Mas a opinião de Abe reflete os questionamentos de muitos afro-americanos que votaram em Biden em 2020 e podem não apoiar o presidente em 2024. “Eu estava no barbeiro e em outros lugares que frequento perto de Morehouse e todos estavam falando sobre como gostam de Trump. Muitas pessoas se identificam com o jeito direto dele e dizem que ganhavam mais dinheiro quando ele estava no poder”.

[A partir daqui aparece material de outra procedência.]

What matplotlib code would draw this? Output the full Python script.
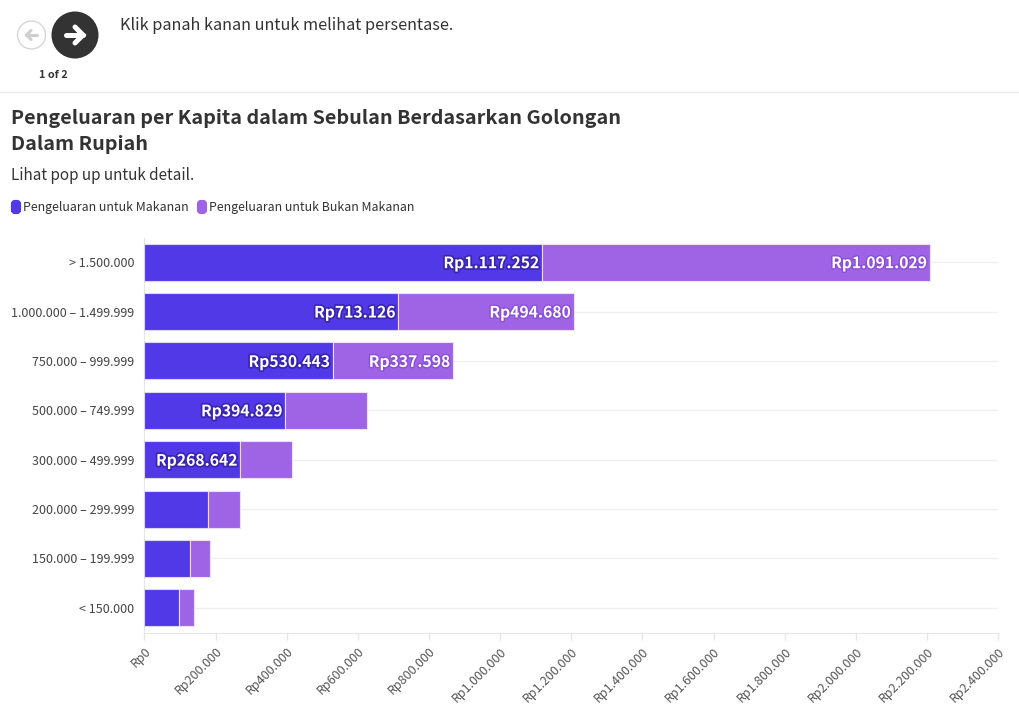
import matplotlib
matplotlib.use("Agg")
import matplotlib.pyplot as plt
import matplotlib.patheffects as pe
from matplotlib.patches import Circle, FancyBboxPatch
import numpy as np

categories = ["> 1.500.000", "1.000.000 – 1.499.999", "750.000 – 999.999", "500.000 – 749.999",
              "300.000 – 499.999", "200.000 – 299.999", "150.000 – 199.999", "< 150.000"]
food = [1117252, 713126, 530443, 394829, 268642, 178000, 127000, 98000]
nonfood = [1091029, 494680, 337598, 231000, 146000, 90000, 56000, 42000]
food_labels = ["Rp1.117.252", "Rp713.126", "Rp530.443", "Rp394.829", "Rp268.642", "", "", ""]
nonfood_labels = ["Rp1.091.029", "Rp494.680", "Rp337.598", "", "", "", "", ""]
xticks = list(range(0, 2400001, 200000))
xticklabels = ["Rp0"] + [f"Rp{v:,}".replace(",", ".") for v in xticks[1:]]
series_names = ["Pengeluaran untuk Makanan", "Pengeluaran untuk Bukan Makanan"]
title_lines = ["Pengeluaran per Kapita dalam Sebulan Berdasarkan Golongan", "Dalam Rupiah"]
subtitle = "Lihat pop up untuk detail."
prompt = "Klik panah kanan untuk melihat persentase."
pager = "1 of 2"

plt.rcParams["font.family"] = ["Noto Sans CJK SC", "DejaVu Sans"]
C1, C2 = "#5239e8", "#9f64e6"
DARK = "#333333"
W, H = 1020, 718
fig = plt.figure(figsize=(W/100, H/100), dpi=100, facecolor="white")

# page overlay in pixel coordinates
pg = fig.add_axes([0, 0, 1, 1], zorder=0)
pg.set_xlim(0, W); pg.set_ylim(H, 0); pg.axis("off")
pg.plot([0, W], [92, 92], color="#e8e8e8", lw=1)
pg.add_patch(Circle((31.5, 35), 14, fc="white", ec="#d6d6d6", lw=1))
pg.add_patch(Circle((75, 35), 23.5, fc=DARK, ec="none"))
def arrow(x0, x1, head, color, lw):
    d = 1 if x1 > x0 else -1
    pg.plot([x0, x1], [35, 35], color=color, lw=lw, solid_capstyle="round", zorder=4)
    pg.plot([x1-d*head, x1, x1-d*head], [35-head, 35, 35+head], color=color, lw=lw,
            solid_capstyle="round", solid_joinstyle="miter", zorder=4)
arrow(37, 26.5, 4.5, "#cfcfcf", 2.2)
arrow(66, 83, 8, "white", 3.6)
pg.text(53.5, 74.5, pager, ha="center", va="center", fontsize=7.8, fontweight="bold", color=DARK)
pg.text(120, 26, prompt, ha="left", va="center", fontsize=11.7, color=DARK)
pg.text(11.5, 118.5, title_lines[0], ha="left", va="center", fontsize=14.25, fontweight="bold", color=DARK)
pg.text(11.5, 144.5, title_lines[1], ha="left", va="center", fontsize=14.25, fontweight="bold", color=DARK)
pg.text(11.5, 175.5, subtitle, ha="left", va="center", fontsize=11.0, color=DARK)
for x0, c, name in [(11, C1, series_names[0]), (197, C2, series_names[1])]:
    pg.add_patch(FancyBboxPatch((x0+2, 202), 6, 10, boxstyle="round,pad=0,rounding_size=2", mutation_aspect=1,
                                fc=c, ec=c, lw=3))
    pg.text(x0+12.5, 208, name, ha="left", va="center", fontsize=8.9, color=DARK)

# chart
ax = fig.add_axes([144.5/W, 1-632.5/H, (998-144.5)/W, (632.5-237.5)/H], zorder=1)
ax.patch.set_alpha(0)
y = np.arange(len(categories))
ax.set_ylim(len(categories)-0.5, -0.5)
ax.set_xlim(0, 2400000)
ax.barh(y, food, height=0.75, color=C1, edgecolor="#dcd6fa", linewidth=0.8, zorder=3)
ax.barh(y, nonfood, left=food, height=0.75, color=C2, edgecolor="#ecdffa", linewidth=0.8, zorder=3)
ax.set_yticks(y, categories, fontsize=9.0, color="#444444")
ax.set_xticks(xticks, xticklabels, fontsize=9.0, color="#555555", rotation=45, ha="right", rotation_mode="anchor")
ax.grid(axis="y", color="#f0f0f0", lw=1, zorder=0)
ax.tick_params(axis="y", length=0, pad=7.5)
ax.tick_params(axis="x", length=5, color="#e6e6e6", width=1, pad=4)
for s in ["top", "right"]:
    ax.spines[s].set_visible(False)
for s in ["left", "bottom"]:
    ax.spines[s].set_color("#e6e6e6")
for i in y:
    if food_labels[i]:
        ax.annotate(food_labels[i], (food[i], i), xytext=(-2, -0.7), textcoords="offset points", ha="right", va="center",
                    fontsize=11.3, fontweight="bold", color="white", zorder=5,
                    path_effects=[pe.withStroke(linewidth=2.5, foreground="#3a25b0")])
    if nonfood_labels[i]:
        ax.annotate(nonfood_labels[i], (food[i]+nonfood[i], i), xytext=(-2.2, -0.7), textcoords="offset points", ha="right", va="center",
                    fontsize=11.3, fontweight="bold", color="white", zorder=5,
                    path_effects=[pe.withStroke(linewidth=2, foreground="#8a4fd6")])

fig.savefig("out.png", dpi=100, facecolor="white")
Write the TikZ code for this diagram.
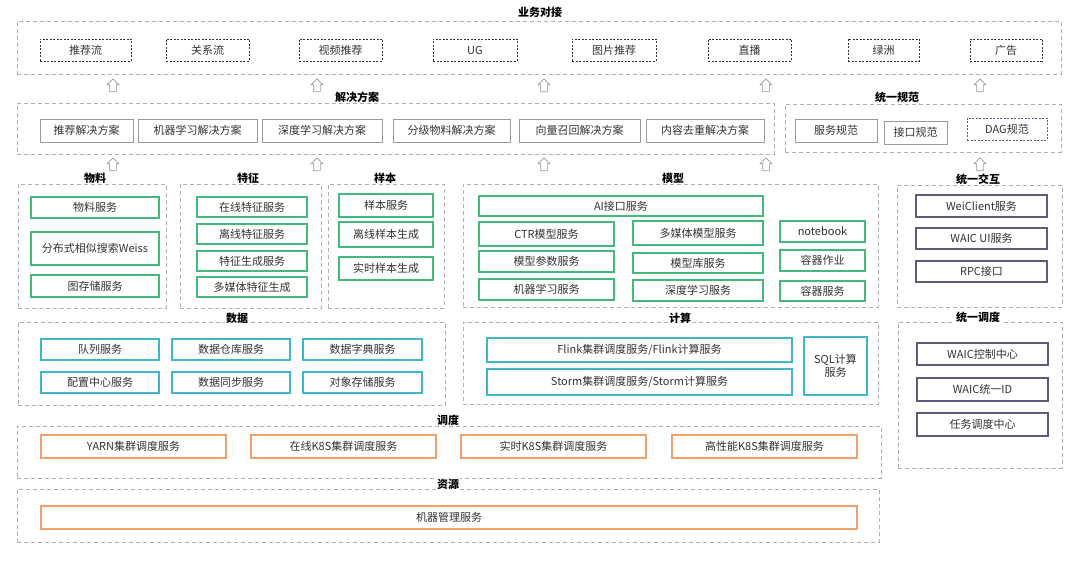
\documentclass[tikz,border=0pt]{standalone}
\usepackage{fontspec}
\setmainfont{Noto Sans CJK SC}
\usetikzlibrary{shapes.arrows}
\definecolor{grpc}{HTML}{B0B0B0}
\definecolor{grnc}{HTML}{45B97C}
\definecolor{cyac}{HTML}{3DB7C9}
\definecolor{orgc}{HTML}{F2A06A}
\definecolor{purc}{HTML}{5B5B7E}
\definecolor{gryc}{HTML}{9A9A9A}
\definecolor{txtc}{HTML}{333333}
\newcommand\mybox[7]{\node[#2, minimum width={(#5-#3)*1pt}, minimum height={(#6-#4)*1pt}] (#1) at ({(#3+#5)/2},{(#4+#6)/2}) {#7};}
\tikzset{
  base/.style={rectangle, inner sep=0pt, outer sep=0pt, text=txtc, font=\fontsize{11}{12.5}\selectfont, align=center},
  grp/.style={base, draw=grpc, dash pattern=on 4pt off 3pt, line width=0.8pt},
  biz/.style={base, draw=black!80, dash pattern=on 2pt off 1.5pt, line width=0.9pt},
  sol/.style={base, draw=gryc, line width=0.9pt},
  dag/.style={base, draw=purc, dash pattern=on 2pt off 1.5pt, line width=0.9pt},
  grn/.style={base, draw=grnc, line width=1.1pt},
  cya/.style={base, draw=cyac, line width=1.1pt},
  org/.style={base, draw=orgc, line width=1.1pt},
  pur/.style={base, draw=purc, line width=1.1pt},
  ttl/.style={fill=white, inner sep=1pt, text=black, font=\bfseries\fontsize{11}{13}\selectfont},
  uparr/.style={single arrow, draw=gryc, fill=white, line width=0.7pt, shape border rotate=90, minimum height=13pt, minimum width=11pt, single arrow head extend=2.5pt, inner sep=3pt}
}
\begin{document}
\begin{tikzpicture}[x=1pt, y=-1pt]
\useasboundingbox (0,0) rectangle (1080,561);
\fill[white] (0,0) rectangle (1080,561);
% group frames
\mybox{gbiz}{grp}{17}{21}{1061}{74}{}
\mybox{gsol}{grp}{17}{103}{774}{154}{}
\mybox{gspec}{grp}{785}{104}{1061}{152}{}
\mybox{gmat}{grp}{18}{184}{166}{308}{}
\mybox{gfea}{grp}{180}{184}{321}{308}{}
\mybox{gsam}{grp}{328}{184}{444}{308}{}
\mybox{gmod}{grp}{463}{184}{878}{307}{}
\mybox{ginter}{grp}{897}{185}{1062}{307}{}
\mybox{gdata}{grp}{18}{322}{445}{405}{}
\mybox{gcomp}{grp}{463}{322}{878}{404}{}
\mybox{gsched}{grp}{898}{322}{1062}{468}{}
\mybox{gdisp}{grp}{17}{426}{881}{478}{}
\mybox{gres}{grp}{17}{489}{879}{542}{}
% titles
\node[ttl] (tbiz) at (540,12) {业务对接};
\node[ttl] (tsol) at (357,97) {解决方案};
\node[ttl] (tspec) at (897,97) {统一规范};
\node[ttl] (tmat) at (95,178) {物料};
\node[ttl] (tfea) at (248,178) {特征};
\node[ttl] (tsam) at (385,178) {样本};
\node[ttl] (tmod) at (673,178) {模型};
\node[ttl] (tinter) at (978,179) {统一交互};
\node[ttl] (tdata) at (237,318) {数据};
\node[ttl] (tcomp) at (680,318) {计算};
\node[ttl] (tsched) at (978,317) {统一调度};
\node[ttl] (tdisp) at (448,420) {调度};
\node[ttl] (tres) at (448,484) {资源};
% business
\mybox{b1}{biz}{40}{39}{131}{61}{推荐流}
\mybox{b2}{biz}{166}{39}{249}{61}{关系流}
\mybox{b3}{biz}{299}{39}{382}{61}{视频推荐}
\mybox{b4}{biz}{433}{39}{517}{61}{UG}
\mybox{b5}{biz}{572}{39}{656}{61}{图片推荐}
\mybox{b6}{biz}{708}{39}{791}{61}{直播}
\mybox{b7}{biz}{848}{39}{919}{61}{绿洲}
\mybox{b8}{biz}{970}{39}{1042}{61}{广告}
% solutions
\mybox{s1}{sol}{40}{119}{133}{142}{推荐解决方案}
\mybox{s2}{sol}{138}{119}{257}{142}{机器学习解决方案}
\mybox{s3}{sol}{262}{119}{382}{142}{深度学习解决方案}
\mybox{s4}{sol}{393}{119}{510}{142}{分级物料解决方案}
\mybox{s5}{sol}{519}{119}{640}{142}{向量召回解决方案}
\mybox{s6}{sol}{646}{119}{764}{142}{内容去重解决方案}
\mybox{p1}{sol}{795}{119}{877}{142}{服务规范}
\mybox{p2}{sol}{884}{121}{947}{144}{接口规范}
\mybox{p3}{dag}{967}{118}{1047}{140}{DAG规范}
% arrows
\foreach \i/\x in {1/113,2/317,3/544,4/766,5/980}{
  \node[uparr] (ua\i) at (\x,87) {};
  \node[uparr] (ub\i) at (\x,166) {};
}
% material
\mybox{m1}{grn}{31}{197}{159}{218}{物料服务}
\mybox{m2}{grn}{31}{232}{159}{265}{分布式相似搜索Weiss}
\mybox{m3}{grn}{31}{275}{159}{297}{图存储服务}
% feature
\mybox{f1}{grn}{197}{197}{307}{217}{在线特征服务}
\mybox{f2}{grn}{197}{224}{307}{244}{离线特征服务}
\mybox{f3}{grn}{197}{251}{307}{271}{特征生成服务}
\mybox{f4}{grn}{197}{277}{307}{297}{多媒体特征生成}
% sample
\mybox{a1}{grn}{339}{194}{433}{217}{样本服务}
\mybox{a2}{grn}{339}{222}{433}{247}{离线样本生成}
\mybox{a3}{grn}{339}{257}{433}{280}{实时样本生成}
% model
\mybox{o1}{grn}{479}{196}{763}{216}{AI接口服务}
\mybox{o2}{grn}{479}{222}{614}{246}{CTR模型服务}
\mybox{o3}{grn}{633}{221}{763}{245}{多媒体模型服务}
\mybox{o4}{grn}{780}{221}{865}{242}{notebook}
\mybox{o5}{grn}{479}{251}{614}{272}{模型参数服务}
\mybox{o6}{grn}{633}{253}{763}{273}{模型库服务}
\mybox{o7}{grn}{780}{250}{865}{271}{容器作业}
\mybox{o8}{grn}{479}{279}{614}{300}{机器学习服务}
\mybox{o9}{grn}{633}{280}{763}{301}{深度学习服务}
\mybox{o10}{grn}{780}{281}{865}{301}{容器服务}
% interaction
\mybox{i1}{pur}{916}{195}{1047}{217}{WeiClient服务}
\mybox{i2}{pur}{916}{228}{1047}{249}{WAIC UI服务}
\mybox{i3}{pur}{916}{261}{1047}{282}{RPC接口}
% data
\mybox{d1}{cya}{41}{339}{159}{360}{队列服务}
\mybox{d2}{cya}{172}{339}{290}{360}{数据仓库服务}
\mybox{d3}{cya}{303}{339}{422}{360}{数据字典服务}
\mybox{d4}{cya}{41}{372}{159}{393}{配置中心服务}
\mybox{d5}{cya}{172}{372}{290}{393}{数据同步服务}
\mybox{d6}{cya}{303}{372}{422}{393}{对象存储服务}
% compute
\mybox{c1}{cya}{487}{338}{792}{362}{Flink集群调度服务/Flink计算服务}
\mybox{c2}{cya}{487}{369}{792}{395}{Storm集群调度服务/Storm计算服务}
\mybox{c3}{cya}{804}{337}{867}{395}{SQL计算\\服务}
% unified scheduling
\mybox{u1}{pur}{917}{343}{1048}{365}{WAIC控制中心}
\mybox{u2}{pur}{917}{378}{1048}{401}{WAIC统一ID}
\mybox{u3}{pur}{917}{413}{1048}{436}{任务调度中心}
% dispatch
\mybox{k1}{org}{41}{435}{226}{458}{YARN集群调度服务}
\mybox{k2}{org}{251}{435}{436}{458}{在线K8S集群调度服务}
\mybox{k3}{org}{461}{435}{646}{458}{实时K8S集群调度服务}
\mybox{k4}{org}{672}{435}{857}{458}{高性能K8S集群调度服务}
% resource
\mybox{r1}{org}{41}{506}{857}{529}{机器管理服务}
\end{tikzpicture}
\end{document}
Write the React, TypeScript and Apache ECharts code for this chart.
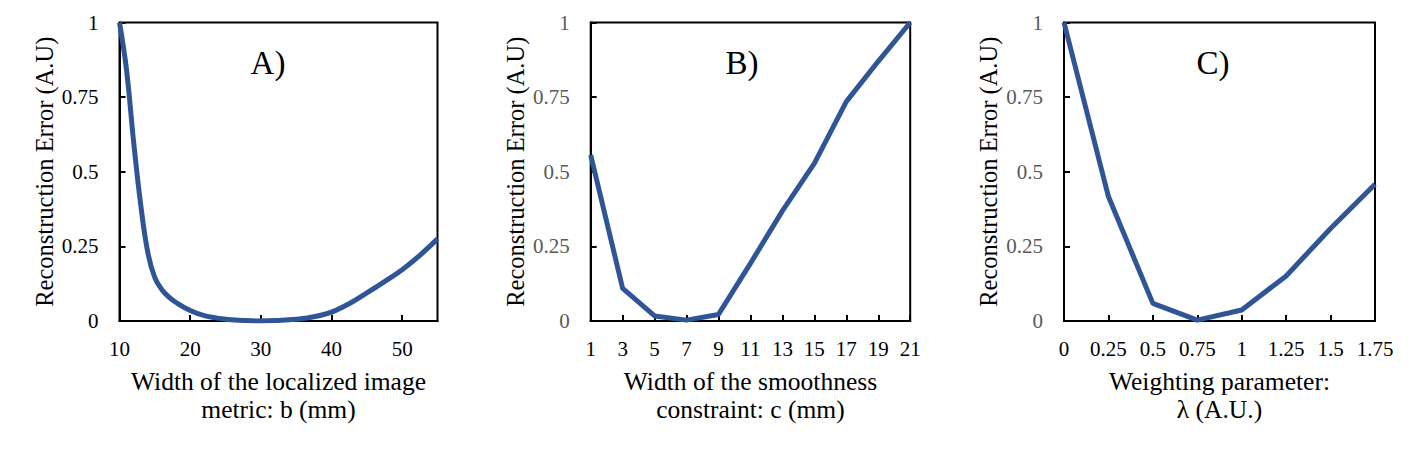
import React, { useEffect, useRef } from "react";
import * as echarts from "echarts";

// Panel A: width of the localized image metric b (mm)
const bWidth = [10, 11, 12, 13, 14, 15, 16, 17, 18, 20, 22, 25, 27.5, 30, 32.5, 35, 37.5, 40, 42.5, 45, 47.5, 50, 52.5, 55];
const errA = [1.0, 0.84, 0.6, 0.39, 0.23, 0.145, 0.105, 0.08, 0.062, 0.035, 0.018, 0.006, 0.002, 0.0, 0.002, 0.006, 0.014, 0.03, 0.058, 0.094, 0.132, 0.172, 0.22, 0.275];

// Panel B: width of the smoothness constraint c (mm)
const cWidth = ["1", "3", "5", "7", "9", "11", "13", "15", "17", "19", "21"];
const errB = [0.556, 0.109, 0.017, 0.003, 0.022, 0.193, 0.369, 0.528, 0.735, 0.87, 1.0];

// Panel C: weighting parameter lambda
const lambda = [0, 0.25, 0.5, 0.75, 1, 1.25, 1.5, 1.75];
const errC = [1.0, 0.417, 0.059, 0.003, 0.037, 0.151, 0.31, 0.458];

const panelLabels = ["A)", "B)", "C)"];
const xTitles = [
  "Width of the localized image\nmetric: b (mm)",
  "Width of the smoothness\nconstraint: c (mm)",
  "Weighting parameter:\nλ (A.U.)",
];
const yTitle = "Reconstruction Error (A.U)";

const FONT = "Liberation Serif";
const LINE = "#2F5597";

export default function App() {
  const ref = useRef<HTMLDivElement>(null);
  useEffect(() => {
    document.body.style.margin = "0";
    const chart = echarts.init(ref.current!, null, { renderer: "svg" });
    const grids = [
      { left: 119.5, top: 22.5, width: 318, height: 298.5 },
      { left: 590.7, top: 22.5, width: 319.5, height: 298.5 },
      { left: 1064, top: 22.5, width: 311, height: 298.5 },
    ].map((g) => ({ ...g, show: true, borderColor: "#000", borderWidth: 2, containLabel: false }));

    const yLabelColors = ["#000", "#595959", "#595959"];
    const yAxes = [0, 1, 2].map((i) => ({
      type: "value",
      gridIndex: i,
      min: 0,
      max: 1,
      interval: 0.25,
      splitLine: { show: false },
      axisLine: { show: true, lineStyle: { color: "#000", width: 2 } },
      axisTick: { show: true, inside: true, length: 6, lineStyle: { color: "#000", width: 2 } },
      axisLabel: { color: yLabelColors[i], fontFamily: FONT, fontSize: 21, margin: 21 },
      name: yTitle,
      nameLocation: "middle",
      nameGap: 63,
      nameTextStyle: { fontFamily: FONT, fontSize: 24.5, color: "#000" },
    }));

    const xCommon = {
      splitLine: { show: false },
      axisLine: { show: true, lineStyle: { color: "#000", width: 2 } },
      axisTick: { show: true, inside: true, length: 6, lineStyle: { color: "#000", width: 2 } },
      nameLocation: "middle",
      nameGap: 46,
      nameTextStyle: { fontFamily: FONT, fontSize: 25.5, color: "#000", lineHeight: 28 },
    };
    const xLabel = { color: "#000", fontFamily: FONT, fontSize: 21, margin: 17 };
    const xAxes = [
      {
        ...xCommon,
        type: "value",
        gridIndex: 0,
        min: 10,
        max: 55,
        interval: 10,
        axisLabel: { ...xLabel, showMaxLabel: false },
        name: xTitles[0],
      },
      {
        ...xCommon,
        type: "category",
        gridIndex: 1,
        boundaryGap: false,
        data: cWidth,
        axisTick: { ...xCommon.axisTick, alignWithLabel: true },
        axisLabel: { ...xLabel, interval: 0 },
        name: xTitles[1],
      },
      {
        ...xCommon,
        type: "value",
        gridIndex: 2,
        min: 0,
        max: 1.75,
        interval: 0.25,
        axisLabel: xLabel,
        name: xTitles[2],
      },
    ];

    const lineStyle = { color: LINE, width: 5 };
    const series = [
      {
        type: "line",
        xAxisIndex: 0,
        yAxisIndex: 0,
        data: bWidth.map((b, i) => [b, errA[i]]),
        smooth: 0.4,
        showSymbol: false,
        lineStyle,
        itemStyle: { color: LINE },
      },
      {
        type: "line",
        xAxisIndex: 1,
        yAxisIndex: 1,
        data: errB,
        showSymbol: false,
        lineStyle,
        itemStyle: { color: LINE },
      },
      {
        type: "line",
        xAxisIndex: 2,
        yAxisIndex: 2,
        data: lambda.map((l, i) => [l, errC[i]]),
        showSymbol: false,
        lineStyle,
        itemStyle: { color: LINE },
      },
    ];

    const labelPos = [268, 742, 1213];
    const graphic = panelLabels.map((t, i) => ({
      type: "text",
      x: labelPos[i],
      y: 63,
      style: {
        text: t,
        fontFamily: FONT,
        fontSize: 33,
        fill: "#000",
        textAlign: "center",
        textVerticalAlign: "middle",
      },
    }));

    chart.setOption({
      animation: false,
      backgroundColor: "#fff",
      grid: grids,
      xAxis: xAxes,
      yAxis: yAxes,
      series,
      graphic,
    });
    return () => chart.dispose();
  }, []);
  return <div ref={ref} style={{ width: 1417, height: 450 }} />;
}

Martin Luther King é o aluno mais famoso que já passou por Morehouse College, universidade historicamente frequentada por afro-americanos em Atlanta, Geórgia  Foto: Daniel Gateno/Estadão

O momento ruim para os democratas foi refletido nas pesquisas de opinião. Quatro enquetes publicadas em abril mostraram Trump com pelo menos 20% de apoio entre os negros adultos no país. Se estes resultados se concretizarem em novembro, o ex-presidente americano se tornará o republicano com a maior votação da população afro-americana desde Richard Nixon em 1960, que ocorreu antes da aprovação da Lei dos Direitos Civis.

Em 2020, Biden obteve 91% dos votos do eleitorado afro-americano, contra 8% de Donald Trump, segundo uma pesquisa da Associated Press (AP). O atual presidente precisa manter este apoio para ter uma chance de reeleição, especialmente em um pleito que pode ser decidido por pequenas margens em Estados como a Geórgia, onde Biden ganhou nas últimas eleições com uma diferença de um pouco menos de 12 mil votos.

O Estado é considerado um swing state, Estado-pêndulo em português, e é essencial para a definição do vencedor das eleições porque não tem um comportamento eleitoral definido, podendo fornecer seus 16 delegados no Colégio Eleitoral americano para democratas ou republicanos, dependendo da eleição. Até agora, as pesquisas de opinião colocam Trump na frente de Biden na disputa pela Geórgia. Segundo uma pesquisa da emissora americana CBS, que foi divulgada no dia 12 de março, o republicano lidera com 51% das intenções de voto, contra 48% para o presidente Joe Biden.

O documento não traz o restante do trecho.